Now, that sounds like there’s a lot going on already, for a film that’s just over 90 minutes. And it is. But frustratingly, director John Ford saw fit to throw in about four or five music breaks, with everything grinding to a halt as a group of singing soldiers serenades the cast with one or another folk song. They sing to Yorke’s men as they all ride out after an Apache party. They sing “I’ll Take You Home Again, Kathleen” to Kathleen when she first arrives at the camp. They sing an Irish folk song to entertain a visiting general. They sing to a group of kids to soothe them before they are brought to a neighboring camp for safety’s sake. And each time we hear the entire song, in four-part harmony and full verses.
They sing quite nicely, mind you, it’s just that it eats up time, and the backstory of the characters ends up getting short shrift; we only get a couple seconds of explanation for Tyree’s attempted crime, and almost no time for Yorke and Jeff to reconcile. The scenes with Yorke and Kathleen touch briefly on their differences – Yorke was part of a platoon that burned Kathleen’s family plantation, and she’s understandably bitter – but never really gets into how a southern belle ended up with a Union soldier anyway, or what she’s even been doing for the past fifteen years. Just when their scenes start to come close to revealing something about their backstory, suddenly there’s a messenger coming in with news about Tyree, or a warning of an Apache party, or those damn singers come along to sing to Kathleen again, and I’m left in the dark.

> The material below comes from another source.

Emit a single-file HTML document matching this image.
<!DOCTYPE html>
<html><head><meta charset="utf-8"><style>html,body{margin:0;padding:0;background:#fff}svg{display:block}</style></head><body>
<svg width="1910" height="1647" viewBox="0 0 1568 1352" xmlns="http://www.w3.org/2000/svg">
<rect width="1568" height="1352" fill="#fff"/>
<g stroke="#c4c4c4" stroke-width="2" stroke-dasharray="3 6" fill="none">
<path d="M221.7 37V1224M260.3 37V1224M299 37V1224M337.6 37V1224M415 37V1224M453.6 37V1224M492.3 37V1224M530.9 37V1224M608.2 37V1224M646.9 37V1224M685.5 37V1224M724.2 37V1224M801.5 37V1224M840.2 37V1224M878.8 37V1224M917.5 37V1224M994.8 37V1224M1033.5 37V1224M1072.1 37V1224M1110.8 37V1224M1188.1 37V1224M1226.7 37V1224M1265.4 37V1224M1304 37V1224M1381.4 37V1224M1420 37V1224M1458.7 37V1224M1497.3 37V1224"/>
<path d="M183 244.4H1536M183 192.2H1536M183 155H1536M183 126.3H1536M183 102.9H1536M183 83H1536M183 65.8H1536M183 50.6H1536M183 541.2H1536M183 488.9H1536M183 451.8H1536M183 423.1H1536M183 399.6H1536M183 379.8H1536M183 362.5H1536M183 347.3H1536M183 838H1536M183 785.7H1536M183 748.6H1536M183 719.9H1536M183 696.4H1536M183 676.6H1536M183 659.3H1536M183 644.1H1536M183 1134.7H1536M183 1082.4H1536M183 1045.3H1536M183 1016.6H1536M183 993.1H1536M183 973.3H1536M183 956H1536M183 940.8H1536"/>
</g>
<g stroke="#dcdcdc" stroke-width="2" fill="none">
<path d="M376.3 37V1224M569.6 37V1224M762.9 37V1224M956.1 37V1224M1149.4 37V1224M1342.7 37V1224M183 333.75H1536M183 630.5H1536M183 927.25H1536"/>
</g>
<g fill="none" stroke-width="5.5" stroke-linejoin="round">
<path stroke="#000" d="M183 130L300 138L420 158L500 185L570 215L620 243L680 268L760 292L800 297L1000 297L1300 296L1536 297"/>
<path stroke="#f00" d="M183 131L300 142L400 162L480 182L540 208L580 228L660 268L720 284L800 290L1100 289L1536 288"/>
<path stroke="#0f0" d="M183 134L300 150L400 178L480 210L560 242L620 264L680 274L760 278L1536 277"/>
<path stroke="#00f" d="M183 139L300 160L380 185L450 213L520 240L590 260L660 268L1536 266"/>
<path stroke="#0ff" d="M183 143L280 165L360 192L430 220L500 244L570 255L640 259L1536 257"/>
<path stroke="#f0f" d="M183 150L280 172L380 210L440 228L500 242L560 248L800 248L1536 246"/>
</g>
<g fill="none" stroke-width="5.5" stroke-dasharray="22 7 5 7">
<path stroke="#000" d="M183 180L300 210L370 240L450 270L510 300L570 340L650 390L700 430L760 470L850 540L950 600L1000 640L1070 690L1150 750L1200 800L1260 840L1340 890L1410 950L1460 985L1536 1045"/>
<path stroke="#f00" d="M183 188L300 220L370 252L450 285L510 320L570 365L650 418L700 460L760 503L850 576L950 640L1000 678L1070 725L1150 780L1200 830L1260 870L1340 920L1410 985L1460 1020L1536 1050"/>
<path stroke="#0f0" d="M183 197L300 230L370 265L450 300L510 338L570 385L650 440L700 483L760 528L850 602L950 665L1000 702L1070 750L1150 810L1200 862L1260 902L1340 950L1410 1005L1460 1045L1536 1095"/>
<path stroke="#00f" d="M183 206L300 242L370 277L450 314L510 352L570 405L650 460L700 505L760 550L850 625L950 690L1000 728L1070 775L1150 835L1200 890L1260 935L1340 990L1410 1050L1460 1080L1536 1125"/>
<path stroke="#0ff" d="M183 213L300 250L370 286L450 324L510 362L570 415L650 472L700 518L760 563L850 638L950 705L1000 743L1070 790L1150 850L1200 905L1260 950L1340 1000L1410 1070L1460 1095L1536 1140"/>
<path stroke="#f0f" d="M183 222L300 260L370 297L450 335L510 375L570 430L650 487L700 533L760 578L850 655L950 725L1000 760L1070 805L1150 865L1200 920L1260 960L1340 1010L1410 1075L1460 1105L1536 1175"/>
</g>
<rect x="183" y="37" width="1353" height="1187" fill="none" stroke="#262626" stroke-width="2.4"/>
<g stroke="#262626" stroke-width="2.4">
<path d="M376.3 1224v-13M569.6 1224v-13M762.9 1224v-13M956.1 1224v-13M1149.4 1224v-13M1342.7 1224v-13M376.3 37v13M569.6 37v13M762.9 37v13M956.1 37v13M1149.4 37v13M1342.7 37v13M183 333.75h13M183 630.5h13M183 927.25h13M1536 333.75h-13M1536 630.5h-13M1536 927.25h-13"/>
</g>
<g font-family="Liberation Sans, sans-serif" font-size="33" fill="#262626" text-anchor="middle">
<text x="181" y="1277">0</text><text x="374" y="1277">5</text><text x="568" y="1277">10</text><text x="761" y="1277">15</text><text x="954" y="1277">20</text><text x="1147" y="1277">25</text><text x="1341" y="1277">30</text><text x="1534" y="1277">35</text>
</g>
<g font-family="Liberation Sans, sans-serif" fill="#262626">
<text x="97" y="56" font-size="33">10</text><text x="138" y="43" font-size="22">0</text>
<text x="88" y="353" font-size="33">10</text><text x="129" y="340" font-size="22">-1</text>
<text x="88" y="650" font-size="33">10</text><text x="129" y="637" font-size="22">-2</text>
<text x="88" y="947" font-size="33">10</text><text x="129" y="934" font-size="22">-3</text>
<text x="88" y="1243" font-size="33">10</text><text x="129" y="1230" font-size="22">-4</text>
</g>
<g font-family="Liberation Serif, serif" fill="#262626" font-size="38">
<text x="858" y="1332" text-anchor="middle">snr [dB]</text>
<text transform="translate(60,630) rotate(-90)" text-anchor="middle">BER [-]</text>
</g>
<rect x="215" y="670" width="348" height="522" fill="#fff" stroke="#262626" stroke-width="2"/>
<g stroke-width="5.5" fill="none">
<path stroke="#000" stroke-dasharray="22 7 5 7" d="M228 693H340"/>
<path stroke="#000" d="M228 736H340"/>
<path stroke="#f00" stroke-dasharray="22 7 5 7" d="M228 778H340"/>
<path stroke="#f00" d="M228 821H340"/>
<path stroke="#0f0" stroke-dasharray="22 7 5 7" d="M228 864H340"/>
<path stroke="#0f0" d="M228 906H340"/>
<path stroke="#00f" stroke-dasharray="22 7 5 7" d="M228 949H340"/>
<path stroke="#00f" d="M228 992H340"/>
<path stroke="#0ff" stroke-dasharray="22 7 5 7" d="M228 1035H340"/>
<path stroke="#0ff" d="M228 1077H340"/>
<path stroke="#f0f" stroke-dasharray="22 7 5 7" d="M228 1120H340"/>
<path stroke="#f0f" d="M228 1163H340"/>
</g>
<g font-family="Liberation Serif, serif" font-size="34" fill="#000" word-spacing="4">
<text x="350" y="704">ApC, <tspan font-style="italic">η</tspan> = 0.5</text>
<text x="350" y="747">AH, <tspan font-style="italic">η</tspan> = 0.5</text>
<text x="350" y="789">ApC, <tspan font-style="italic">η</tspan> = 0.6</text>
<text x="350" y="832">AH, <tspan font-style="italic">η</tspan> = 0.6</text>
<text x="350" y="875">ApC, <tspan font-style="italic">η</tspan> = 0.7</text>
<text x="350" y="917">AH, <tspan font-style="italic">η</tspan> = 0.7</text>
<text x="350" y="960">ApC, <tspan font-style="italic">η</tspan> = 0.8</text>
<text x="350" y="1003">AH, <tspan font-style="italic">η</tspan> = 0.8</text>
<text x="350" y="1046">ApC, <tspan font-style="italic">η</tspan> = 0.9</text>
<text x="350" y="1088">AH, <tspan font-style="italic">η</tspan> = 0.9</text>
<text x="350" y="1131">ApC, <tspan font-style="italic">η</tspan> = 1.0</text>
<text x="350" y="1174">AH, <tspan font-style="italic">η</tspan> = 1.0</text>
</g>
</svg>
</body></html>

Reportedly John Ford didn’t really want to make this film in the first place. He wanted to move straight on to The Quiet Man (coming later on the list), but the studio ordered another Western from him first. So he threw this together with Wayne and O’Hara, since they were already on board for The Quiet Man. And the singing troupe included one of his son-in-laws, so he probably got them for….a song. In essence, then, this is probably like one of those contractual obligation albums that musicians will do time to time, something tossed off to satisfy a contract.
Roommate Russ (as he is now yclept) pointed out one interesting shot, though, that was perhaps unintentionally symbolic. There’s a scene where Yorke’s men are trying to rescue a bunch of civilians being held hostage by an Apache party; the civilians are holed up in a church, which has a decorative cross-shaped cutout in one of its front doors; when Yorke’s men sneak in through the back door, the cross cutout makes for a convenient spyhole, and when the Apaches get wise to their rescue attempt, Yorke’s men shoot at them through the cutout. Roommate Russ mused that the Apaches being confronted with a cross through which people shot at them was one heck of a metaphor for Manifest Destiny.